CNIB offers help to Veterans

In 1918, CNIB was founded by a group of men – several of whom had served in the military – who recognized the need to support returning veterans who had lost their sight.
Just like the soldiers who turned to CNIB for support back then, today veterans are looking to make the most of their remaining vision.
Some have received eye injuries while serving in Bosnia or Afghanistan, while others have developed one of the four main causes of vision loss: age-related macular degeneration, diabetic retinopathy glaucoma, and cataracts.
"One of the main reasons CNIB was started was to support blinded soldiers returning from WWI, and we'd like to continue to honour that founding principle today by reaching out to Canadian Forces veterans who could benefit from our programs and services," says Dr. Keith Gordon, Vice President of Research and Service Quality at CNIB.
Whether their vision loss is complete or partial, combat-related or simply a factor of aging, veterans of all ages are taking advantage of free practical and emotional support services tailored to their unique needs, and delivered at home or in community settings.
Jake Beer, a veteran who served for 36 years in Canada's regular force artillery first came to CNIB eight years ago. Beer has degenerative vision loss due to a combination of cataracts, age-related macular degeneration, and glaucoma. "I can't speak more highly than giving them 100 per cent," Beer says about the service he has received from CNIB. CNIB has provided him with adaptive equipment that helps him to enjoy his life the way that he did before he began losing his vision. He has a portable machine that plays his much loved audio books, and he uses a closed circuit television (CCTV) to help magnify what he reads and writes. "Writing cheques, paying bills, Christmas cards ... without it I just wouldn't be able to handle those things," he says.
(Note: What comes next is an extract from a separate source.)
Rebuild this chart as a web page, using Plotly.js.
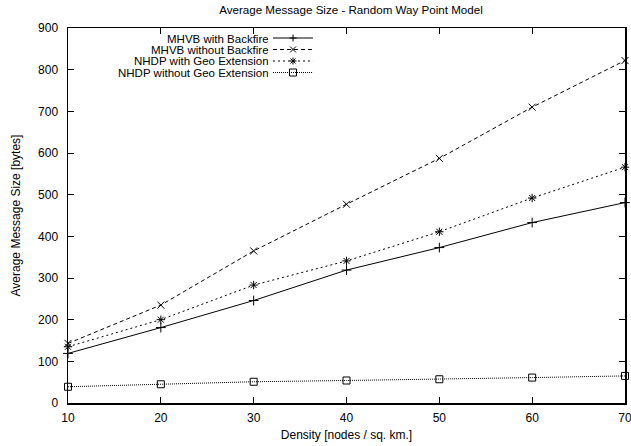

CNIB also offers a host of specially designed products such as magnifiers, talking watches and software that enables people with vision loss to use computers and access the internet. For veterans, the costs of many of these products are covered by Veterans Affairs Canada.
The CNIB Library offers access to thousands of talking books – on CD or through the online digital library – newspapers, magazines, descriptive videos and more – delivered free to clients homes.
Other programs offer training for safe and independent travel, as well as adaptive techniques for everyday activities such as preparing meals, identifying money and using the phone.
CNIB is a registered charity which receives the majority of its funding through private donations. This enables them to serve the 1 in 38 Canadians living with blindness or partial sight at no cost. Clients like Jake Beer know the value of this service first-hand. "For me personally, I am very very happy with CNIB," he says. "And, for that reason I've been making a donation every year."